### What you will do
The line holding "import plotly.graph_objects as go" is the last one to output; start at the first line of the data, keep every line in between exactly, and leave out pictures.

### Data extract
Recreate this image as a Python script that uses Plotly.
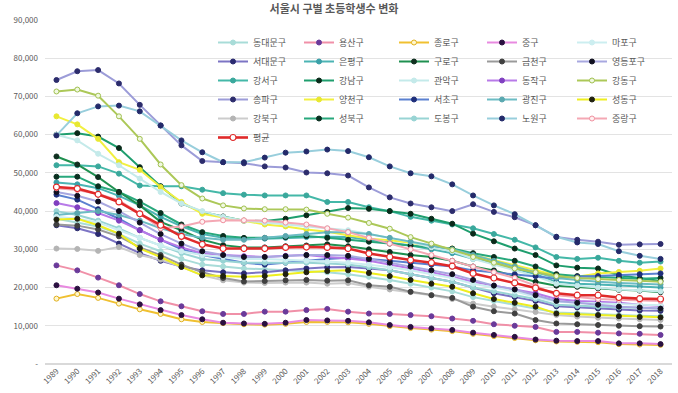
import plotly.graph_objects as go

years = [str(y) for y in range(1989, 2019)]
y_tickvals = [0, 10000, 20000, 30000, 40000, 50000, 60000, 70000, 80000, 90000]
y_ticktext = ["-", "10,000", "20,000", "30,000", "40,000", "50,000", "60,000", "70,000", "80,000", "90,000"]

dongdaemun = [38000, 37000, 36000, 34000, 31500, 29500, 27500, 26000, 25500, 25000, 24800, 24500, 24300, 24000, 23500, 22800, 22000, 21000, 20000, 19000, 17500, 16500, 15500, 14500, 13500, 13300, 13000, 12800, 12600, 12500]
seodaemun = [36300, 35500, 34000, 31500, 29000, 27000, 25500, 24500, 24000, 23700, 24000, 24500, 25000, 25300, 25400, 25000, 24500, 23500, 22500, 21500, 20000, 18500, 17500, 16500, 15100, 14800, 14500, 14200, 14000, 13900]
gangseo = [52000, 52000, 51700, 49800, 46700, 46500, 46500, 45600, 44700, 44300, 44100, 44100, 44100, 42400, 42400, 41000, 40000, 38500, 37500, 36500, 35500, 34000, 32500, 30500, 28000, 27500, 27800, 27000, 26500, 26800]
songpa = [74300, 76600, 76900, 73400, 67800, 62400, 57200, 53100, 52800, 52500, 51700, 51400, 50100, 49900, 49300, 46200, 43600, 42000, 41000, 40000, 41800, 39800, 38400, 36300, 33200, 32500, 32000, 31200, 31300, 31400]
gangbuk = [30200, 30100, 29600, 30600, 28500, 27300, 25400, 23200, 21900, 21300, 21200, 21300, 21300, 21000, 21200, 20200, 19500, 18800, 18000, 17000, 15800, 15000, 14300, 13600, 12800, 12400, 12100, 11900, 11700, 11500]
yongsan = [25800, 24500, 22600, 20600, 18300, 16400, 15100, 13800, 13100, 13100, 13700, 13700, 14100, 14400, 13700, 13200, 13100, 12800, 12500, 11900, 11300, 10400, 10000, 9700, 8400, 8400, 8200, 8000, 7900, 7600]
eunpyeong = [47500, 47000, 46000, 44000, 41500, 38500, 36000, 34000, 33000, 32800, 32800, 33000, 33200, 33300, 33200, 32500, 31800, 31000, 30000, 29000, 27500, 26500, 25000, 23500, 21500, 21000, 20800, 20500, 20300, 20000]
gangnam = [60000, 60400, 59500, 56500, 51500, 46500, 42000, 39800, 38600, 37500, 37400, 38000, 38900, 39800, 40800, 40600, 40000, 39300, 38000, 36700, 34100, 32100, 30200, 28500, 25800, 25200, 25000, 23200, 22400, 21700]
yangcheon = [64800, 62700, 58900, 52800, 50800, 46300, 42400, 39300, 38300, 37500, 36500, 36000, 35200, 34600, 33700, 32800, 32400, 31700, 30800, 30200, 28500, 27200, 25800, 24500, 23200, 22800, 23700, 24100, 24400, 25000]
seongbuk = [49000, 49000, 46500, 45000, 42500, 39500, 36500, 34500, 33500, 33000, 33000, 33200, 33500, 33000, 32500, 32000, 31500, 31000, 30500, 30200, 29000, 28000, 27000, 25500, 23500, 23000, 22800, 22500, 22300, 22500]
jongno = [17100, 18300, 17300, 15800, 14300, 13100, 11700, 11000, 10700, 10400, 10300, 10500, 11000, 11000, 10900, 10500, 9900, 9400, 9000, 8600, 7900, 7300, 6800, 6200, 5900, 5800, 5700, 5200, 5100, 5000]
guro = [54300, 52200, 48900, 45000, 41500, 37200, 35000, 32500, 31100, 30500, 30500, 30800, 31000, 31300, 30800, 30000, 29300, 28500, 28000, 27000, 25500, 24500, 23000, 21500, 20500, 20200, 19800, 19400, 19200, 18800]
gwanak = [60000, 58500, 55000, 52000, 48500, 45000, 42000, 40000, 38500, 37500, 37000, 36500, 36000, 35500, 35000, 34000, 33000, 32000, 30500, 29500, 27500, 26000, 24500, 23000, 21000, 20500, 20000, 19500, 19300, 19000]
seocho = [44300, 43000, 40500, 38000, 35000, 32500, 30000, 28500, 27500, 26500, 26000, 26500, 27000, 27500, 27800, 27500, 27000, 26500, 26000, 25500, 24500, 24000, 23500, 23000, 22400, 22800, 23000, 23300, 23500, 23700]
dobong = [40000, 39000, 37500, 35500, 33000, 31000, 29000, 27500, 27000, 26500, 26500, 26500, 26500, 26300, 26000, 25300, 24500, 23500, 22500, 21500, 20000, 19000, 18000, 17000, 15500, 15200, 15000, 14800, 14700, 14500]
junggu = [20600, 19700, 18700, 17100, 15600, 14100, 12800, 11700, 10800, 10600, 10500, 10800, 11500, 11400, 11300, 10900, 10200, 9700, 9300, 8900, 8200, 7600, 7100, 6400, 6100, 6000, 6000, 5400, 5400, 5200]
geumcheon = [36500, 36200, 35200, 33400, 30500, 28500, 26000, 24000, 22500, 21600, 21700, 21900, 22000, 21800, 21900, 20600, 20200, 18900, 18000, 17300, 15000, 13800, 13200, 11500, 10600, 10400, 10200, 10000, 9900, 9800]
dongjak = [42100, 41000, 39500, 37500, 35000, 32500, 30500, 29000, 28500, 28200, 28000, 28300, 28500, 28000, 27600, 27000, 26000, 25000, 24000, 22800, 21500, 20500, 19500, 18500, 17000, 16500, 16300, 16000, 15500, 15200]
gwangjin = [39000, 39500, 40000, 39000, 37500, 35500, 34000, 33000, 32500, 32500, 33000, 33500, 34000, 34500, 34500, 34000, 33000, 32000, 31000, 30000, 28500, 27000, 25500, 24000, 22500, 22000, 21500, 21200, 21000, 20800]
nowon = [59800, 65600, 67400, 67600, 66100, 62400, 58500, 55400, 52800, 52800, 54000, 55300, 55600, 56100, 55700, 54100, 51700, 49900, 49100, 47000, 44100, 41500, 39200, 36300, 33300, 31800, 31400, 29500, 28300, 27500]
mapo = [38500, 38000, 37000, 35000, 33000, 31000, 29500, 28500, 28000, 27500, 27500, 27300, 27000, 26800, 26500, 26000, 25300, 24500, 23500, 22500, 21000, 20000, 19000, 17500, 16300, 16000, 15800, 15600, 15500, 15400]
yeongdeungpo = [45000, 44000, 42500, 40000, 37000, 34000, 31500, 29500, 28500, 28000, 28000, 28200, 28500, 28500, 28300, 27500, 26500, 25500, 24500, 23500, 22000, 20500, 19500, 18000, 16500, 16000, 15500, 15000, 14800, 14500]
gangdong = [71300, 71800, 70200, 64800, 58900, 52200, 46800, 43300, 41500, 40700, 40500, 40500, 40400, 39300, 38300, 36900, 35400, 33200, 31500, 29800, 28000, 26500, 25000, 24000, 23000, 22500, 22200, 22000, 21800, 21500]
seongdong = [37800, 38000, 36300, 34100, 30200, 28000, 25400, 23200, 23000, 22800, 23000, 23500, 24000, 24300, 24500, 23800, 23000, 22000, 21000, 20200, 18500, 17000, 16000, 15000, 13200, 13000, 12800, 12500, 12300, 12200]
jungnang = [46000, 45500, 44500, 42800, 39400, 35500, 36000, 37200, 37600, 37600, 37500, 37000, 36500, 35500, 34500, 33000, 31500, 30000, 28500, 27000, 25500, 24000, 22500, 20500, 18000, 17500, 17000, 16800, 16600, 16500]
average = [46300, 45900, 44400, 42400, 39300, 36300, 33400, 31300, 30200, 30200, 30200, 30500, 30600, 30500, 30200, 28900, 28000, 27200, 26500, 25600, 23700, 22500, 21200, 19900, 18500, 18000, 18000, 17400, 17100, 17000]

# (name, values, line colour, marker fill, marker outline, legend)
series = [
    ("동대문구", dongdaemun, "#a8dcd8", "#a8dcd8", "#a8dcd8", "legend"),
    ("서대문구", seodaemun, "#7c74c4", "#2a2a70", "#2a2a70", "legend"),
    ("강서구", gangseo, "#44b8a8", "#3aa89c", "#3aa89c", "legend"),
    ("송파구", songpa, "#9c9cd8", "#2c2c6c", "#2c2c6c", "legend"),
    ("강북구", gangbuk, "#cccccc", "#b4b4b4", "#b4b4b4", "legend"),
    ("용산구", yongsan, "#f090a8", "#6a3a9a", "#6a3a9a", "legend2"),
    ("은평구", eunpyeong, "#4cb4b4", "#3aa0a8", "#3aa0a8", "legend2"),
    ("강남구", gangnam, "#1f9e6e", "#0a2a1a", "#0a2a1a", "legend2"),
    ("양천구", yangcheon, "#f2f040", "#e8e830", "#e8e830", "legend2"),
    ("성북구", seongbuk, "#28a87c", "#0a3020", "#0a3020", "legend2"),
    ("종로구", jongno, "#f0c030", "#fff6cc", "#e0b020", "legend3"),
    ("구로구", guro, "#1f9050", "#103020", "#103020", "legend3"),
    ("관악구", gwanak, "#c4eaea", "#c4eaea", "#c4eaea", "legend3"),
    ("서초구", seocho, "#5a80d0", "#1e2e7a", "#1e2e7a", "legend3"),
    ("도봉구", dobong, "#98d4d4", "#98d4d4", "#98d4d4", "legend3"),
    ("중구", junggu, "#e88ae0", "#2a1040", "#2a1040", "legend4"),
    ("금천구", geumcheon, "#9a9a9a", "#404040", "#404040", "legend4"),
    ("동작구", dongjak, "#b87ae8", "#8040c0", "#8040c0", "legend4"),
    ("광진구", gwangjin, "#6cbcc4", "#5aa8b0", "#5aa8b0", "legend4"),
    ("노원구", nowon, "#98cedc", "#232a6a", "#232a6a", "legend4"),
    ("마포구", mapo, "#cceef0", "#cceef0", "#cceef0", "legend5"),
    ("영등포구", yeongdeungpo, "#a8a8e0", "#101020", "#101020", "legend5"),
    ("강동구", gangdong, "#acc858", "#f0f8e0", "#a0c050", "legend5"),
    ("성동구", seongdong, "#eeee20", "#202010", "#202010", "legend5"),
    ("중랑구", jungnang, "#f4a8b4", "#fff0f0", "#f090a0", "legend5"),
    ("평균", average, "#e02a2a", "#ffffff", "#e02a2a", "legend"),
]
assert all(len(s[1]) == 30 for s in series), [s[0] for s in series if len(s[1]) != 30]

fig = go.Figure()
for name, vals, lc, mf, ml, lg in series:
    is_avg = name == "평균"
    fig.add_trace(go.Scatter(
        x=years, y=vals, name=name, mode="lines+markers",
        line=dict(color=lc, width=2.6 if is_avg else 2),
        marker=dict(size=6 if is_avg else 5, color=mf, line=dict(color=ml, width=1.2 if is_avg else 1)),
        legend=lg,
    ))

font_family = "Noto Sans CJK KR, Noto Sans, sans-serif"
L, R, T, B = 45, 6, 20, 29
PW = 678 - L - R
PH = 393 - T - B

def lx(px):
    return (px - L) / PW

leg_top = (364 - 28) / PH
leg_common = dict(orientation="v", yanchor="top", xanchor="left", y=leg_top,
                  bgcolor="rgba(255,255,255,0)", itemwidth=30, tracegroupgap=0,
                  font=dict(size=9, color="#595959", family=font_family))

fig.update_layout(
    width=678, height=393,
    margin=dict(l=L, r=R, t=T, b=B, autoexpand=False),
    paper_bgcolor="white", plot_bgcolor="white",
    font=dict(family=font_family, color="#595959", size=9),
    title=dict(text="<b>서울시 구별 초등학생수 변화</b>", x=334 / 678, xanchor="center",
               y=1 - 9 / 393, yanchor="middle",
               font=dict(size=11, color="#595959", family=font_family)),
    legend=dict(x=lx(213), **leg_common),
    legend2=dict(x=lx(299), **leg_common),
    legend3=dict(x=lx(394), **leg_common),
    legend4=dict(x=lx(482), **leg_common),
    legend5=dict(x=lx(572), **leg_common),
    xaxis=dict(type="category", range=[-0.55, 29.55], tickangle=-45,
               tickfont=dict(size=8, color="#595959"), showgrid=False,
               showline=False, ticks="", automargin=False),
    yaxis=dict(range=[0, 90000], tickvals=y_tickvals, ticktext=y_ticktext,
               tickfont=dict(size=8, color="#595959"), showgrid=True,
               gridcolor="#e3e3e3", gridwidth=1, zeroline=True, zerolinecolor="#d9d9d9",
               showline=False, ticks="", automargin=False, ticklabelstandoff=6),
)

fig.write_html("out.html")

### Result of the exercise
Recreate this image as a Python script that uses Plotly.
import plotly.graph_objects as go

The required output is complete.